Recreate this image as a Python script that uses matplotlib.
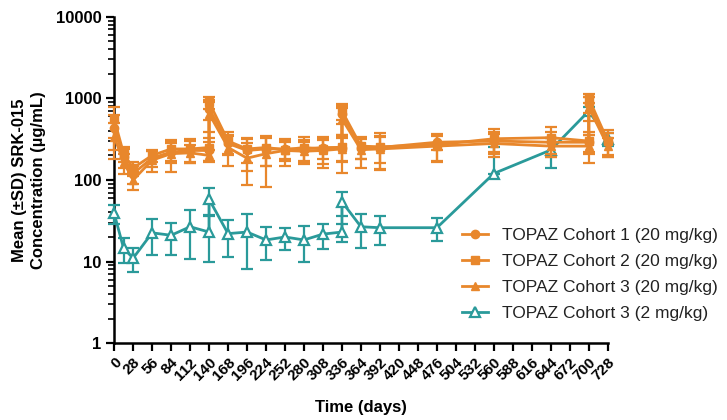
import matplotlib
matplotlib.use("Agg")
import matplotlib.pyplot as plt
import numpy as np
from matplotlib.lines import Line2D

plt.rcParams['font.family'] = ['Liberation Sans', 'DejaVu Sans']

# ---- data ----
days_orange = [0, 14, 28, 56, 84, 112, 140, 140, 168, 196, 224, 252, 280, 308,
               336, 336, 364, 392, 476, 560, 644, 700, 700, 728]
c1_mean = [430, 190, 120, 185, 220, 230, 230, 750, 280, 230, 240, 240, 240, 250,
           250, 650, 250, 250, 290, 300, 290, 290, 850, 290]
c1_sd = [200, 50, 30, 40, 60, 70, 60, 200, 80, 100, 90, 60, 70, 70,
         80, 160, 70, 90, 60, 90, 100, 70, 180, 90]
c2_mean = [560, 210, 140, 200, 240, 240, 250, 900, 300, 240, 250, 235, 250, 240,
           255, 700, 260, 255, 270, 320, 330, 300, 1000, 300]
c2_sd = [230, 45, 28, 35, 70, 80, 80, 150, 90, 80, 100, 85, 90, 100,
         90, 150, 80, 120, 100, 100, 120, 90, 130, 110]
c3_mean = [340, 165, 100, 175, 210, 215, 200, 650, 250, 185, 210, 230, 225, 230,
           240, 560, 235, 240, 260, 280, 260, 260, 780, 260]
c3_sd = [160, 45, 25, 50, 85, 50, 35, 260, 100, 98, 127, 60, 70, 75,
         118, 200, 95, 107, 92, 90, 70, 100, 250, 70]

days_teal = [0, 14, 28, 56, 84, 112, 140, 140, 168, 196, 224, 252, 280, 308,
             336, 336, 364, 392, 476, 560, 644, 700, 728]
t_mean = [39, 14.5, 11, 22.5, 21, 26.7, 23, 58, 22, 23, 18.4, 20, 18.4, 21.7,
          23, 54, 26.7, 26, 26, 120, 233, 700, 320]
t_sd = [10, 4.8, 3.5, 10.5, 9, 16, 13, 21, 10.5, 15, 8, 6, 8.5, 7.5,
        5.5, 18, 12, 10, 8, 136, 93, 80, 60]

x_ticks = list(range(0, 729, 28))
y_ticks = [1, 10, 100, 1000, 10000]
labels = ["TOPAZ Cohort 1 (20 mg/kg)", "TOPAZ Cohort 2 (20 mg/kg)",
          "TOPAZ Cohort 3 (20 mg/kg)", "TOPAZ Cohort 3 (2 mg/kg)"]

ORANGE = '#E8872C'
TEAL = '#2A9A9A'

fig = plt.figure(figsize=(7.27, 4.2), dpi=100)
ax = fig.add_axes([0.157, 0.183, 0.679, 0.777])


def yerr_of(mean, sd):
    m = np.array(mean, float)
    s = np.array(sd, float)
    low = np.where(m - s > 0, s, 0.0)
    return np.vstack([low, s])


# teal first
ax.errorbar(days_teal, t_mean, yerr=yerr_of(t_mean, t_sd), color=TEAL, lw=2,
            marker='^', ms=7, mfc='white', mec=TEAL, mew=1.6, capsize=4,
            elinewidth=1.6, capthick=1.6, clip_on=False, zorder=3)

for mean, sd, mk, ms in [(c3_mean, c3_sd, '^', 6), (c1_mean, c1_sd, 'o', 6),
                         (c2_mean, c2_sd, 's', 6)]:
    ax.errorbar(days_orange, mean, yerr=yerr_of(mean, sd), color=ORANGE, lw=2,
                marker=mk, ms=ms, mfc=ORANGE, mec=ORANGE, capsize=4,
                elinewidth=1.6, capthick=1.6, clip_on=False, zorder=4)

ax.set_yscale('log')
ax.set_ylim(1, 10000)
ax.set_xlim(0, 728)
ax.set_yticks(y_ticks)
ax.set_yticklabels([str(v) for v in y_ticks], fontweight='bold', fontsize=12)
ax.set_xticks(x_ticks)
ax.set_xticklabels([str(v) for v in x_ticks], rotation=45, ha='right',
                   rotation_mode='anchor', fontweight='bold', fontsize=11)
ax.tick_params(axis='both', which='major', length=6, width=1.6, color='black', pad=3)
ax.tick_params(axis='y', which='minor', length=4, width=1.2)
ax.yaxis.set_minor_locator(matplotlib.ticker.LogLocator(base=10, subs=np.arange(2, 10)))
ax.yaxis.set_minor_formatter(matplotlib.ticker.NullFormatter())

for s in ['top', 'right']:
    ax.spines[s].set_visible(False)
for s in ['left', 'bottom']:
    ax.spines[s].set_linewidth(1.8)

fig.text(0.04, 0.571, "Mean (\u00b1SD) SRK-015\nConcentration (\u00b5g/mL)",
         rotation=90, ha='center', va='center', multialignment='center',
         fontweight='bold', fontsize=12, linespacing=1.3)
fig.text(0.497, 0.029, "Time (days)", ha='center', va='center',
         fontweight='bold', fontsize=12)

handles = [
    Line2D([], [], color=ORANGE, lw=2, marker='o', ms=6, mfc=ORANGE, mec=ORANGE),
    Line2D([], [], color=ORANGE, lw=2, marker='s', ms=6, mfc=ORANGE, mec=ORANGE),
    Line2D([], [], color=ORANGE, lw=2, marker='^', ms=6, mfc=ORANGE, mec=ORANGE),
    Line2D([], [], color=TEAL, lw=2, marker='^', ms=7, mfc='white', mec=TEAL, mew=1.6),
]
fig.legend(handles, labels, loc='center left', bbox_to_anchor=(462 / 727, 0.346),
           frameon=False, fontsize=12.5, handlelength=1.5, handletextpad=0.8,
           labelspacing=0.62, borderpad=0, borderaxespad=0, labelcolor='#222222')

fig.savefig('out.png', dpi=100)
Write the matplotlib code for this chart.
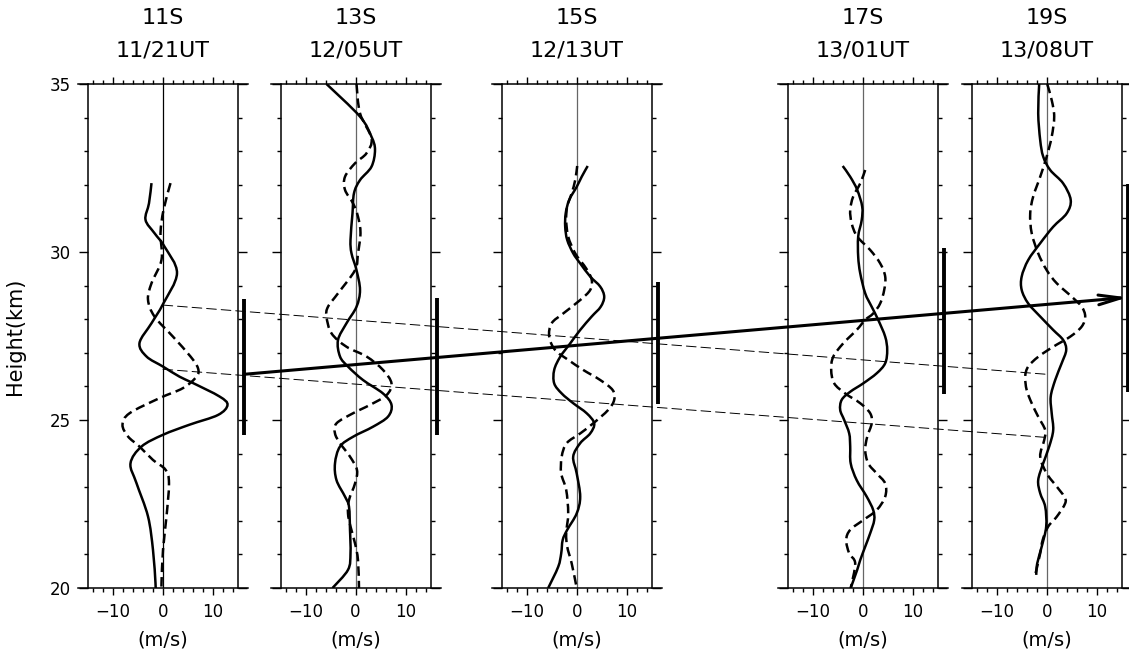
import numpy as np
import matplotlib
matplotlib.use('Agg')
import matplotlib.pyplot as plt
from matplotlib.path import Path
from matplotlib.patches import PathPatch, ConnectionPatch
from matplotlib.ticker import FixedLocator, MultipleLocator

# sonde labels and launch times
sondes = ['11S', '13S', '15S', '17S', '19S']
times = ['11/21UT', '12/05UT', '12/13UT', '13/01UT', '13/08UT']

# panel 1 (11S): solid = u, dashed = v
h_u1 = [32.05, 31.45, 30.96, 30.56, 30.16, 29.37, 28.45, 27.88, 27.29, 26.89, 26.59, 26.29, 26.10,
        25.70, 25.45, 25.15, 24.86, 24.56, 24.21, 23.71, 23.12, 22.13, 21.13, 20.14, 20.0]
u1 = [-2.3, -2.8, -3.5, -1.7, 0.3, 2.8, 0.0, -2.3, -4.7, -3.3, 0.0, 3.3, 6.0,
      11.3, 12.9, 11.0, 5.3, 0.0, -4.3, -6.5, -5.3, -3.0, -2.0, -1.5, -1.5]
h_v1 = [32.05, 31.25, 30.56, 29.77, 29.07, 28.58, 28.08, 27.48, 26.89, 26.54, 26.29, 25.95, 25.65,
        25.20, 24.86, 24.51, 24.21, 23.81, 23.52, 23.12, 22.13, 21.13, 20.14, 20.0]
v1 = [1.5, 0.1, -0.5, -0.3, -2.3, -3.0, -1.7, 2.0, 5.5, 7.0, 6.7, 4.0, -0.7,
      -6.7, -8.1, -7.0, -4.7, -2.0, 0.5, 1.2, 0.7, 0.0, -0.3, -0.3]

# panel 2 (13S)
h_u2 = [35.0, 34.03, 33.43, 33.04, 32.54, 32.14, 31.75, 31.15, 30.36, 29.96, 29.46, 28.87, 28.37,
        27.88, 27.38, 26.89, 26.59, 26.19, 25.79, 25.45, 25.10, 24.80, 24.50, 24.21, 23.71, 23.21,
        22.72, 22.42, 21.73, 21.03, 20.54, 20.0]
u2 = [-5.8, 0.9, 3.2, 3.9, 3.2, 0.9, -0.3, -0.6, -1.0, -0.8, 0.2, 0.9, 0.2,
      -1.8, -3.5, -3.1, -1.5, 1.5, 5.5, 7.2, 6.5, 3.5, -0.5, -3.1, -4.1, -3.8,
      -2.1, -1.3, -1.1, -1.0, -1.5, -4.6]
h_v2 = [35.0, 34.13, 33.38, 32.94, 32.64, 32.24, 31.85, 31.45, 31.05, 30.56, 29.96, 29.46, 28.77,
        28.37, 28.08, 27.58, 27.18, 26.89, 26.49, 26.09, 25.74, 25.45, 25.20, 24.90, 24.60, 24.31,
        23.91, 23.51, 23.11, 22.62, 22.22, 21.83, 21.33, 20.83, 20.0]
v2 = [0.2, 0.9, 3.2, 2.2, -0.1, -2.1, -2.1, -0.5, 0.5, 1.0, 0.5, -0.1, -3.5,
      -5.5, -5.8, -4.8, -1.8, 2.2, 5.5, 7.2, 6.2, 2.9, -0.5, -3.8, -4.1, -3.1,
      -1.1, 0.3, -0.1, -1.3, -1.5, -1.0, -0.1, 0.5, 0.7]

# panel 3 (15S)
h_u3 = [32.56, 32.24, 31.94, 31.55, 31.15, 30.75, 30.36, 29.96, 29.66, 29.27, 28.97, 28.67, 28.37,
        28.08, 27.68, 27.28, 26.88, 26.49, 26.09, 25.79, 25.50, 25.20, 24.90, 24.60, 24.31, 23.91,
        23.41, 22.72, 22.22, 21.73, 21.43, 21.03, 20.63, 20.0]
u3 = [2.2, 1.0, 0.0, -1.5, -2.2, -2.3, -1.9, -0.7, 0.7, 2.7, 4.7, 5.5, 4.8,
      3.0, 0.7, -1.3, -3.3, -4.5, -4.5, -3.0, -0.7, 2.0, 3.5, 2.7, 0.7, -0.7,
      0.0, 0.7, 0.0, -1.9, -2.8, -3.1, -3.7, -5.7]
h_v3 = [32.56, 32.14, 31.75, 31.35, 30.95, 30.46, 29.96, 29.51, 29.17, 28.87, 28.57, 28.17, 27.88,
        27.48, 27.08, 26.79, 26.49, 26.19, 25.89, 25.60, 25.30, 24.90, 24.60, 24.31, 23.91, 23.41,
        22.92, 22.22, 21.63, 21.23, 20.73, 20.0]
v3 = [0.1, -0.3, -1.0, -1.9, -2.1, -1.7, -0.3, 1.9, 3.0, 2.7, 0.7, -2.7, -5.0,
      -5.5, -4.3, -1.7, 1.3, 4.7, 7.2, 7.5, 6.3, 3.3, 0.7, -2.0, -3.0, -3.1,
      -2.1, -1.7, -2.1, -1.9, -1.0, 0.0]

# panel 4 (17S)
h_u4 = [32.56, 32.24, 31.85, 31.35, 30.95, 30.46, 29.86, 29.37, 28.77, 28.37, 27.98, 27.48, 27.08,
        26.69, 26.39, 26.09, 25.84, 25.60, 25.30, 25.00, 24.60, 24.21, 23.71, 23.21, 22.72, 22.32,
        22.02, 21.63, 21.23, 20.83, 20.54, 20.0]
u4 = [-4.0, -2.5, -1.1, -0.1, -0.2, -0.9, -0.9, -0.5, 0.5, 1.8, 3.1, 4.5, 4.9,
      4.5, 2.8, 0.1, -2.5, -4.2, -4.5, -3.7, -2.7, -2.5, -2.4, -1.2, 0.8, 2.1,
      2.3, 1.5, 0.5, -0.5, -1.1, -2.4]
h_v4 = [32.44, 32.04, 31.65, 31.25, 30.85, 30.46, 30.06, 29.66, 29.27, 28.87, 28.47, 28.17, 27.98,
        27.68, 27.28, 26.88, 26.49, 26.09, 25.79, 25.50, 25.20, 24.90, 24.50, 24.11, 23.71, 23.41,
        23.11, 22.72, 22.32, 22.02, 21.73, 21.43, 21.03, 20.73, 20.0]
v4 = [0.5, -0.5, -1.9, -2.5, -2.2, -1.1, 1.5, 3.5, 4.5, 4.3, 3.5, 2.1, 0.5,
      -1.2, -3.9, -5.9, -6.3, -5.7, -3.5, -0.5, 1.5, 1.8, 0.9, 0.5, 1.1, 2.8,
      4.5, 4.5, 2.8, 0.1, -2.5, -3.3, -2.7, -1.5, -2.4]

# panel 5 (19S)
h_u5 = [35.0, 34.13, 33.33, 32.84, 32.44, 32.04, 31.55, 31.15, 30.75, 30.26, 29.76, 29.27, 28.87,
        28.47, 28.08, 27.68, 27.38, 27.08, 26.69, 26.19, 25.69, 25.20, 24.70, 24.21, 23.71, 23.21,
        22.82, 22.42, 21.83, 21.23, 20.73, 20.39]
u5 = [-1.5, -1.7, -1.3, -0.7, 0.7, 3.3, 4.8, 4.0, 1.3, -1.3, -3.7, -5.0, -5.0,
      -3.7, -1.3, 1.3, 3.3, 3.9, 3.0, 1.7, 0.8, 1.0, 1.3, 0.5, -0.7, -1.7,
      -1.3, -0.3, -0.1, -1.0, -1.9, -2.1]
h_v5 = [35.0, 34.52, 34.03, 33.43, 32.84, 32.24, 31.65, 31.15, 30.56, 29.96, 29.46, 29.07, 28.67,
        28.37, 28.08, 27.78, 27.48, 27.18, 26.88, 26.59, 26.29, 25.89, 25.50, 25.10, 24.70, 24.40,
        23.91, 23.41, 23.02, 22.72, 22.52, 22.12, 21.83, 21.43, 21.03, 20.39]
v5 = [0.1, 1.0, 1.5, 1.0, 0.0, -1.3, -2.7, -3.3, -3.0, -1.7, 0.0, 2.0, 5.0,
      7.0, 7.7, 7.0, 4.7, 1.3, -1.7, -3.7, -4.3, -4.0, -3.0, -1.7, -0.3, -0.5,
      -1.3, 0.0, 2.0, 3.5, 3.7, 2.0, 0.3, -0.8, -1.3, -2.3]

profiles_u = [(h_u1, u1), (h_u2, u2), (h_u3, u3), (h_u4, u4), (h_u5, u5)]
profiles_v = [(h_v1, v1), (h_v2, v2), (h_v3, v3), (h_v4, v4), (h_v5, v5)]

# height range of the wave packet marked right of each panel (km)
bar_lo = [24.55, 24.55, 25.48, 25.77, 25.84]
bar_hi = [28.60, 28.62, 29.12, 30.11, 32.02]
# packet centre drift (first -> last panel) and phase lines
arrow_h = [26.36, 28.65]
phase_top = [28.42, 26.36]
phase_bot = [26.51, 24.48]

# layout (pixels)
W, H = 1129, 654
zero_px = [163, 355.5, 576.7, 862.7, 1046.7]
zero_colors = ['black', '#666666', '#666666', '#666666', '#666666']
bar_x = 16.2


def smooth_curve(ax, x, y, **kw):
    """draw a smooth line through the points (Catmull-Rom as bezier path)"""
    pts = np.column_stack([x, y])
    n = len(pts)
    verts = [pts[0]]
    codes = [Path.MOVETO]
    for i in range(n - 1):
        p0 = pts[max(i - 1, 0)]
        p1 = pts[i]
        p2 = pts[i + 1]
        p3 = pts[min(i + 2, n - 1)]
        verts += [p1 + (p2 - p0) / 6, p2 - (p3 - p1) / 6, p2]
        codes += [Path.CURVE4] * 3
    ax.add_patch(PathPatch(Path(verts, codes), fill=False, **kw))


fig = plt.figure(figsize=(W / 100, H / 100), dpi=100)

axes = []
for i in range(5):
    ax = fig.add_axes([(zero_px[i] - 85) / W, 66 / H, 170 / W, 504 / H])
    ax.set_xlim(-17, 17)
    ax.set_ylim(20, 35)
    ax.spines['left'].set_position(('data', -15))
    ax.spines['right'].set_position(('data', 15))
    for s in ax.spines.values():
        s.set_linewidth(1.1)

    ax.xaxis.set_major_locator(FixedLocator([-10, 0, 10]))
    ax.xaxis.set_minor_locator(FixedLocator([-14, -12, -8, -6, -4, -2, 2, 4, 6, 8, 12, 14]))
    ax.yaxis.set_major_locator(MultipleLocator(5))
    ax.yaxis.set_minor_locator(MultipleLocator(1))
    ax.tick_params(which='both', direction='out', top=True, right=True, width=1.0)
    ax.tick_params(axis='x', which='major', length=5, labelsize=12, pad=6)
    ax.tick_params(axis='x', which='minor', length=3)
    ax.tick_params(axis='y', which='major', length=6.5, labelsize=12, pad=6)
    ax.tick_params(axis='y', which='minor', length=3)
    if i > 0:
        ax.tick_params(axis='y', labelleft=False)

    ax.axvline(0, color=zero_colors[i], lw=0.9, zorder=1)

    hu, uu = profiles_u[i]
    hv, vv = profiles_v[i]
    smooth_curve(ax, uu, hu, color='black', lw=1.8, zorder=3)
    smooth_curve(ax, vv, hv, color='black', lw=1.8, linestyle=(0, (3.8, 2.0)), zorder=3)

    ax.plot([bar_x, bar_x], [bar_lo[i], bar_hi[i]], color='black', lw=2.8,
            solid_capstyle='butt', clip_on=False)

    ax.set_title(sondes[i] + '\n' + times[i], fontsize=16, linespacing=1.75, pad=20)
    ax.set_xlabel('(m/s)', fontsize=14, labelpad=7)
    axes.append(ax)

axes[0].set_ylabel('Height(km)', fontsize=15)
axes[0].yaxis.set_label_coords(-0.31, 0.5)

# thin dashed phase lines from first to last sonde
for hs in (phase_top, phase_bot):
    con = ConnectionPatch(xyA=(0, hs[0]), coordsA='data', axesA=axes[0],
                          xyB=(0, hs[1]), coordsB='data', axesB=axes[4],
                          color='black', lw=0.7, linestyle=(0, (10, 5)))
    fig.add_artist(con)

# thick arrow: drift of the packet
arrow = ConnectionPatch(xyA=(bar_x, arrow_h[0]), coordsA='data', axesA=axes[0],
                        xyB=(bar_x, arrow_h[1]), coordsB='data', axesB=axes[4],
                        arrowstyle='->,head_length=1.6,head_width=0.35',
                        mutation_scale=10, shrinkA=0, shrinkB=0, color='black', lw=2.2)
fig.add_artist(arrow)

fig.savefig('out.png', dpi=100)
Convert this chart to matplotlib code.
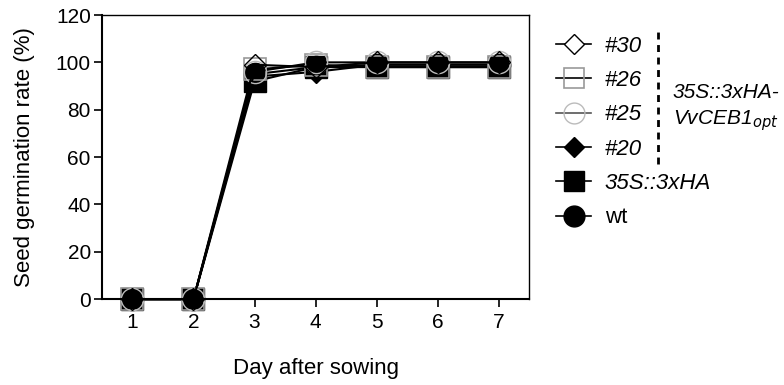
import numpy as np
import matplotlib.pyplot as plt
from matplotlib.lines import Line2D

plt.rcParams['font.family'] = ['Liberation Sans', 'DejaVu Sans']

days = [1, 2, 3, 4, 5, 6, 7]
wt = [0, 0, 95, 98, 99, 99, 99]
ha = [0, 0, 92, 98, 98, 98, 98]
l20 = [0, 0, 94, 96, 99, 99, 99]
l25 = [0, 0, 96, 100, 100, 100, 100]
l26 = [0, 0, 97, 99, 98, 98, 98]
l30 = [0, 0, 99, 98, 100, 100, 100]

fig = plt.figure(figsize=(7.84, 3.85), dpi=100)
ax = fig.add_axes([0.130, 0.223, 0.545, 0.738])

ms = 16
h_ha, = ax.plot(days, ha, '-', color='black', lw=1.5, marker='s', ms=ms, mfc='black', mec='black')
h20, = ax.plot(days, l20, '-', color='black', lw=1.5, marker='D', ms=11, mfc='black', mec='black')
hwt, = ax.plot(days, wt, '-', color='black', lw=1.5, marker='o', ms=ms, mfc='black', mec='black')
h26, = ax.plot(days, l26, '-', color='black', lw=1.5, marker='s', ms=ms, mfc='none', mec='#999999', mew=1.2)
h25, = ax.plot(days, l25, '-', color='black', lw=1.5, marker='o', ms=ms, mfc='none', mec='#bbbbbb', mew=1.0)
h30, = ax.plot(days, l30, '-', color='black', lw=1.5, marker='D', ms=11, mfc='none', mec='black', mew=1.0)

ax.set_xlim(0.5, 7.5)
ax.set_ylim(0, 120)
ax.set_xticks(days)
ax.set_yticks(np.arange(0, 121, 20))
ax.tick_params(direction='out', length=6, width=1.2, labelsize=15, pad=2)
ax.tick_params(axis='x', pad=4)
for s in ['left', 'bottom']:
    ax.spines[s].set_linewidth(1.5)
for s in ['top', 'right']:
    ax.spines[s].set_linewidth(1.0)
for m in [h_ha, h20, hwt, h26, h25, h30]:
    m.set_clip_on(False)

ax.set_ylabel('Seed germination rate (%)', fontsize=16, labelpad=15)
ax.set_xlabel('Day after sowing', fontsize=16, labelpad=19)

leg_handles = [
    Line2D([], [], color='black', lw=1.2, marker='D', ms=10, mfc='white', mec='black', mew=1.0),
    Line2D([], [], color='black', lw=1.2, marker='s', ms=15, mfc='none', mec='#999999', mew=1.2),
    Line2D([], [], color='#555555', lw=1.2, marker='o', ms=15, mfc='none', mec='#bbbbbb', mew=1.0),
    Line2D([], [], color='black', lw=1.2, marker='D', ms=10, mfc='black', mec='black'),
    Line2D([], [], color='black', lw=1.2, marker='s', ms=15, mfc='black', mec='black'),
    Line2D([], [], color='black', lw=1.2, marker='o', ms=15, mfc='black', mec='black'),
]
leg_labels = ['#30', '#26', '#25', '#20', '35S::3xHA', 'wt']
leg = fig.legend(leg_handles, leg_labels, loc='upper left', bbox_to_anchor=(0.709, 0.907),
                 frameon=False, fontsize=16, handlelength=1.6, handletextpad=0.6,
                 labelspacing=0.6, borderaxespad=0, borderpad=0)
for t in leg.get_texts()[:5]:
    t.set_style('italic')

fig.add_artist(Line2D([0.839, 0.839], [0.575, 0.93], color='black', lw=2, ls=(0, (2.5, 2)),
                      transform=fig.transFigure))
fig.text(0.926, 0.72, '35S::3xHA-\nVvCEB1$_{opt}$', ha='center', va='center', fontsize=15,
         style='italic', linespacing=1.4)

fig.savefig('out.png', dpi=100)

============

_WHAT TO DO_
From the records above, extract the lines from the one holding "Write the matplotlib code for this chart." through the one holding "from matplotlib.ticker import", word for word; omit the pictures.

_RESULT_
Write the matplotlib code for this chart.
import numpy as np
import matplotlib
matplotlib.use('Agg')
import matplotlib.pyplot as plt
from matplotlib.path import Path
from matplotlib.patches import PathPatch, ConnectionPatch
from matplotlib.ticker import FixedLocator, MultipleLocator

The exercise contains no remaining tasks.